Nigerian students studying at Houdegbe North American University, (HNAUB), Benin Republic, are currently at loggerheads with the school authority over certificates being awarded by the institution.

They accused the school management of awarding certificates in unaccredited
programmes, including Sociology and Mass communication.

The students said the development has hindered them from being gainfully employed in some Nigerian firms.

Narrating their ordeals, one of the affected students, Miss Soliat Damilola Bello who was admitted in 2011 and graduated in 2014, said when she enlisted into Nigerian Army Short Service with the certificate, she was denied the opportunity.


Bello said while undergoing training at the School of Infantry, Jaji, in 2020, Army authorities dismissed her on the ground that her course of study was not accredited for award of certificate in Sociology before 2019 and the degree programme is not approved by Ministry of Education in Benin Republic.

Upon discovery that the certificate was fake, Bello said the Army authorities seized it, while the school was categorised as an unauthorised institution.

But the request for verification of academic records of candidates sent to Nigerian Army by the university, a copy of which was sighted by The Guardian, confirmed Bello as a graduate of the school.

The letter, signed by the school’s registrar, Dr. Ogunliyi Agosu confirmed Bello as a graduate from the university with verification files.

The country’s ministry of education, in a letter signed by director, education support services, Dr L.I Giginna, said the university is on the list of accredited institutions in Benin Republic between 2012 to 2013, while the degree programme in sociology is an approved course of study in the university since 2012.
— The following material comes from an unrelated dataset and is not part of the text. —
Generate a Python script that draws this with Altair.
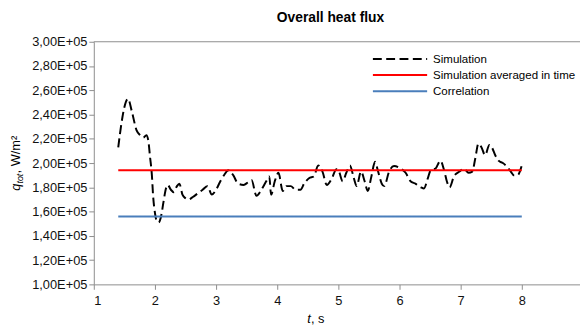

Bello said, “I was told that the ministry of education in Benin Republic didn’t accredit my course in 2014. I went back to my school to complain and he promised to address it, yet he hasn’t. Whenever I apply for jobs in Nigeria, they complained about the certificate. Most of the students that attended the school are from Nigeria. We were more than 60. Others students from departments like Mass Communication were also affected.”

Another affected student, Ojo Taiwo, speaking on some of the steps taken said they have met with the university management on several occasions to address the issue but no meaningful result.

President of the University, Prof. Dada Houdegbe refused to speak on the matter when The Guardian called him on phone, while he also declined to send documents concerning accreditation status of the programmes.